M. Joseph Kerguéris a rappelé que les investissements étrangers en France étaient d'un montant presque équivalent aux investissement français à l'étranger. Il a souligné que la France continuait de connaître chaque année des créations nettes d'emplois, mais que la mobilité géographique et sectorielle des travailleurs posait souvent problème. La relance de l'investissement passe par la restauration de la confiance des agents économiques. L'Etat doit, de son côté, réduire ses dépenses de fonctionnement, tout en préservant l'investissement public.

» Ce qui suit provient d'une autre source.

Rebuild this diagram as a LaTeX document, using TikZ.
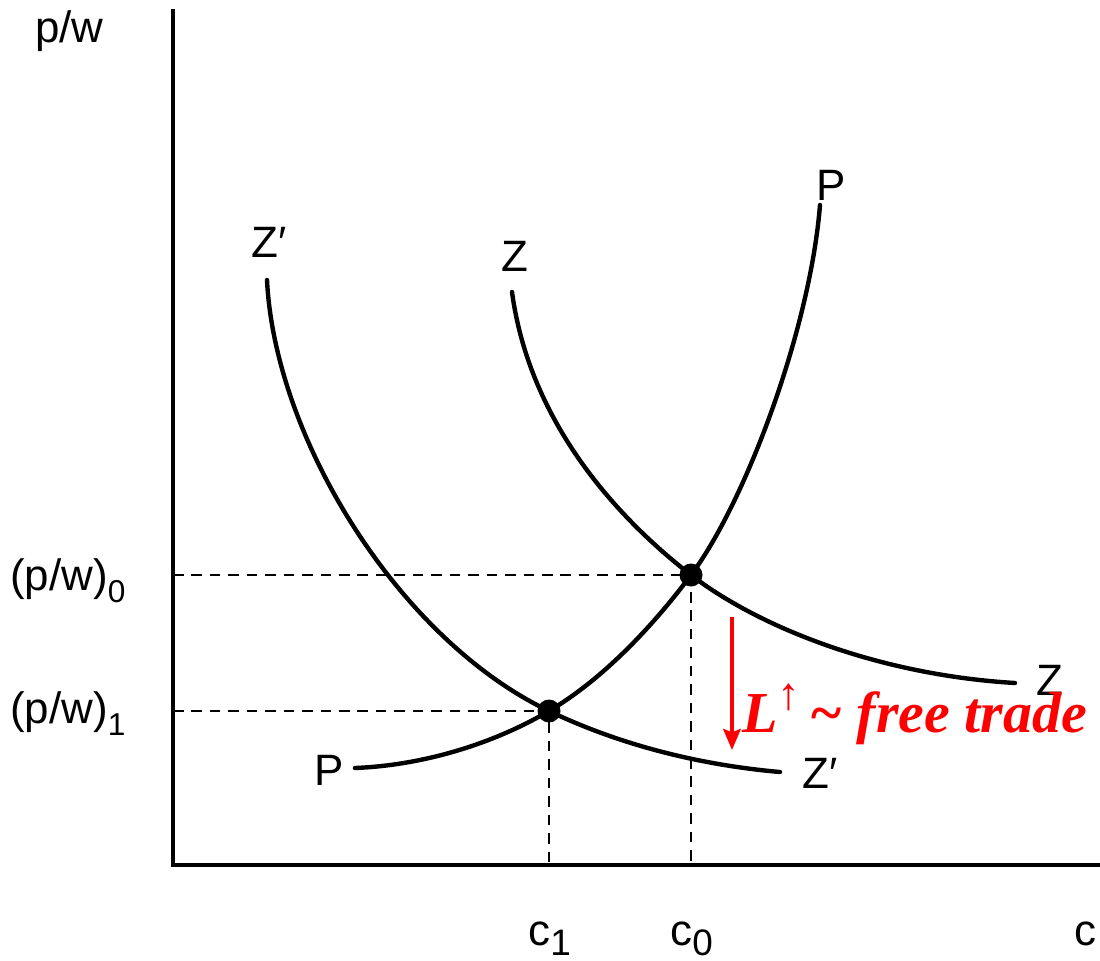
\documentclass[tikz,border=0pt]{standalone}
\usepackage{fontspec}
\setmainfont{Liberation Sans}
\newfontfamily\redfont{Liberation Serif}
\usetikzlibrary{arrows.meta}
\newcommand\pwsub[1]{\raisebox{-7pt}{\fontsize{18}{18}\selectfont #1}}
\newcommand\csub[1]{\raisebox{-6pt}{\fontsize{21}{21}\selectfont #1}}
\begin{document}
\begin{tikzpicture}[x=0.02cm,y=-0.02cm,
  curve/.style={line width=2.5pt, line cap=round},
  axis/.style={line width=2pt},
  guide/.style={line width=1.2pt, dash pattern=on 6pt off 4.5pt},
  lab/.style={inner sep=0pt, anchor=base west, font=\fontsize{25}{25}\selectfont},
  eqdot/.style={circle, fill=black, inner sep=0pt, minimum size=0.46cm},
  redarrow/.style={red, line width=2.1pt, -{Stealth[length=12pt,width=10pt,inset=2pt]}},
  redlab/.style={inner sep=0pt, anchor=base west, text=red, font=\redfont\fontsize{33}{33}\selectfont\bfseries\itshape}]
\useasboundingbox (0,0) rectangle (1100,961);
% axes
\coordinate (O) at (173,865);
\coordinate (ytop) at (173,9);
\coordinate (xend) at (1100,865);
\draw[axis] (ytop) -- (O) -- (xend);
% equilibrium points
\coordinate (A) at (691,575);
\coordinate (B) at (549,711);
\coordinate (Ay) at (173,575);
\coordinate (Ax) at (691,865);
\coordinate (By) at (173,711);
\coordinate (Bx) at (549,865);
\draw[guide] (Ay) -- (A) -- (Ax);
\draw[guide] (By) -- (B) -- (Bx);
% Z curve
\coordinate (Zs) at (512,292);
\coordinate (Ze) at (1015,683);
\draw[curve] (Zs) .. controls (530,425) and (620,520) .. (A)
  .. controls (760,628) and (880,675) .. (Ze);
% Z' curve
\coordinate (Zps) at (267,280);
\coordinate (Zpe) at (780,772);
\draw[curve] (Zps) .. controls (275,440) and (400,640) .. (B)
  .. controls (620,745) and (700,765) .. (Zpe);
% P curve
\coordinate (Ps) at (355,768);
\coordinate (Pe) at (820,205);
\draw[curve] (Ps) .. controls (430,765) and (500,740) .. (B)
  .. controls (600,681) and (650,630) .. (A)
  .. controls (745,503) and (810,330) .. (Pe);
\node[eqdot] (dA) at (A) {};
\node[eqdot] (dB) at (B) {};
% labels
\node[lab] (lpw) at (35,42) {p/w};
\node[lab] (lpw0) at (10,590) {(p/w)\pwsub{0}};
\node[lab] (lpw1) at (10,723) {(p/w)\pwsub{1}};
\node[lab] (lPt) at (816,200) {P};
\node[lab] (lZt) at (501,271) {Z};
\node[lab] (lZpt) at (251,257) {Z′};
\node[lab] (lPb) at (314,785) {P};
\node[lab] (lZr) at (1036,695) {Z};
\node[lab] (lZpb) at (802,788) {Z′};
\node[lab] (lc1) at (528,945) {c\csub{1}};
\node[lab] (lc0) at (670,945) {c\csub{0}};
\node[lab] (lc) at (1074,945) {c};
% red shift arrow and text
\coordinate (ra1) at (732,617);
\coordinate (ra2) at (732,750);
\draw[redarrow] (ra1) -- (ra2);
\node[redlab] (ltrade) at (742,732) {L\raisebox{13pt}{\mdseries\upshape\fontsize{26}{26}\selectfont ↑}\hspace{5pt}\textasciitilde\ free trade};
\end{tikzpicture}
\end{document}
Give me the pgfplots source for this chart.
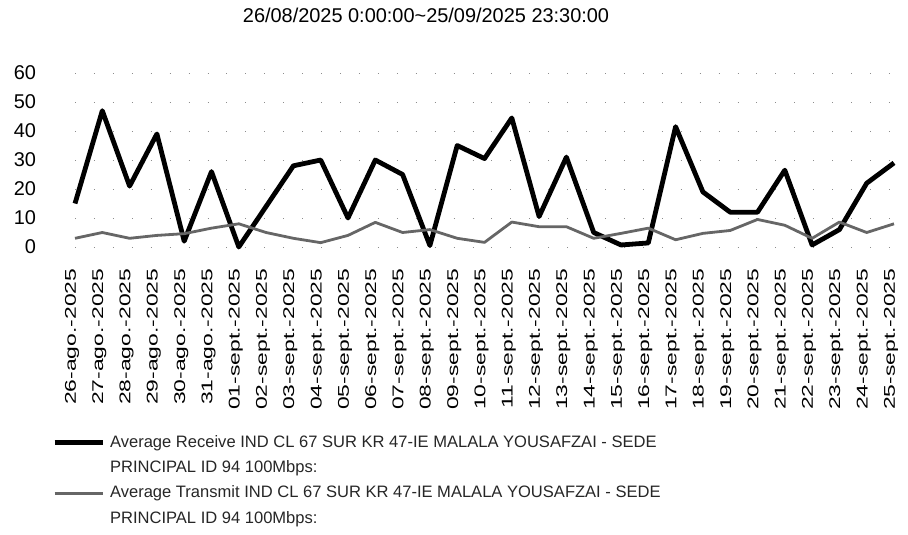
\documentclass[border=0pt]{standalone}
\usepackage{pgfplots}
\pgfplotsset{compat=1.18}
\usepackage{pgfplotstable}
\usepackage{fontspec}
\setmainfont{Liberation Sans}
\newfontfamily\xlabfont[FakeStretch=1.47]{Liberation Sans}
\pgfplotstableread{
x rec tra
0 15 3
1 47 5
2 21 3
3 39 4
4 2 4.6
5 26 6.5
6 0 8
7 14 5
8 28 3
9 30 1.5
10 10 4
11 30 8.5
12 25 5
13 0.5 6
14 35 3
15 30.5 1.6
16 44.5 8.6
17 10.5 7
18 31 7
19 5 3
20 0.7 4.7
21 1.4 6.5
22 41.5 2.5
23 19 4.7
24 12 5.7
25 12 9.5
26 26.5 7.5
27 0.7 3
28 6 8.6
29 22 5
30 29 8
}\data
\begin{document}
\begin{tikzpicture}
\path[use as bounding box] (0,0) rectangle (454bp,-267.5bp);
\begin{axis}[
  at={(37.5bp,-123.5bp)}, anchor=south west,
  scale only axis, width=409.5bp, height=87bp,
  xmin=0, xmax=30, ymin=0, ymax=60,
  ytick={0,10,...,60},
  xtick={0,...,30},
  xticklabels={26-ago.-2025,27-ago.-2025,28-ago.-2025,29-ago.-2025,30-ago.-2025,31-ago.-2025,01-sept.-2025,02-sept.-2025,03-sept.-2025,04-sept.-2025,05-sept.-2025,06-sept.-2025,07-sept.-2025,08-sept.-2025,09-sept.-2025,10-sept.-2025,11-sept.-2025,12-sept.-2025,13-sept.-2025,14-sept.-2025,15-sept.-2025,16-sept.-2025,17-sept.-2025,18-sept.-2025,19-sept.-2025,20-sept.-2025,21-sept.-2025,22-sept.-2025,23-sept.-2025,24-sept.-2025,25-sept.-2025},
  /pgf/number format/assume math mode=true,
  axis line style={draw=none},
  major tick length=0pt,
  ymajorgrids,
  grid style={black!45, line width=0.5pt, dash pattern=on 0.5pt off 9pt},
  yticklabel style={font=\fontsize{10}{12}\selectfont, xshift=-16bp},
  xticklabel style={font=\xlabfont\fontsize{7.8}{9}\selectfont, yshift=-7.4bp, xshift=-1.5bp, rotate=90, anchor=east},
  every axis title shift=0pt,
  title={26/08/2025 0:00:00\textasciitilde 25/09/2025 23:30:00},
  title style={at={(0.4286,1.333)}, anchor=center, font=\fontsize{10}{12}\selectfont},
  legend style={at={(-0.0355,-1.05)}, anchor=north west, draw=none, fill=none,
    font=\fontsize{8.3}{13}\selectfont, nodes={align=left, inner sep=0.5pt},
    row sep=4bp, text=black!85},
  legend cell align=left,
  legend image code/.code={\draw[#1] (0bp,6.5bp) -- (24bp,6.5bp); \path (26bp,0bp);},
  clip=false,
]
\addplot[black, line width=2.4bp, line join=round] table[x=x, y=rec] {\data};
\addlegendentry{Average Receive IND CL 67 SUR KR 47-IE MALALA YOUSAFZAI - SEDE\\PRINCIPAL ID 94 100Mbps:}
\addplot[black!60, line width=1.4bp, line join=round] table[x=x, y=tra] {\data};
\addlegendentry{Average Transmit IND CL 67 SUR KR 47-IE MALALA YOUSAFZAI - SEDE\\PRINCIPAL ID 94 100Mbps:}
\end{axis}
\end{tikzpicture}
\end{document}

M. Joël Bourdin, président, a partagé les analyses de M. Joseph Kerguéris et a appelé à une politique budgétaire équilibrée, qui concilie l'impératif de soutien à l'activité avec la nécessaire maîtrise des dépenses publiques.
M. Yvon Collin a pris la parole pour féliciter M. Joël Bourdin, président, pour la qualité de son travail. Il a dit partager l'idée d'une nécessaire réduction du train de vie de l'Etat, et s'est demandé quelles étaient les implications d'une telle orientation en matière d'emploi public. Il a rappelé les fortes résistances locales qui se manifestent lorsque les pouvoirs publics annoncent la fermeture de services publics.
M. Joël Bourdin, président, a souhaité une baisse à moyen terme de la dépense publique, mais sans ajustement budgétaire brutal à court terme. Elle suppose de réaliser des gains de productivité dans la sphère publique. Il a indiqué être convaincu que le Gouvernement aurait la détermination nécessaire pour mener à bien les réformes indispensables au pays.
La Délégation a alors adopté le rapport sur les perspectives économiques à l'horizon 2007.
Nominations de rapporteur
La délégation a enfin procédé à la nomination d'un rapporteur.
Elle a confié à M. Joël Bourdin, président, un rapport relatif aux ménages-actionnaires.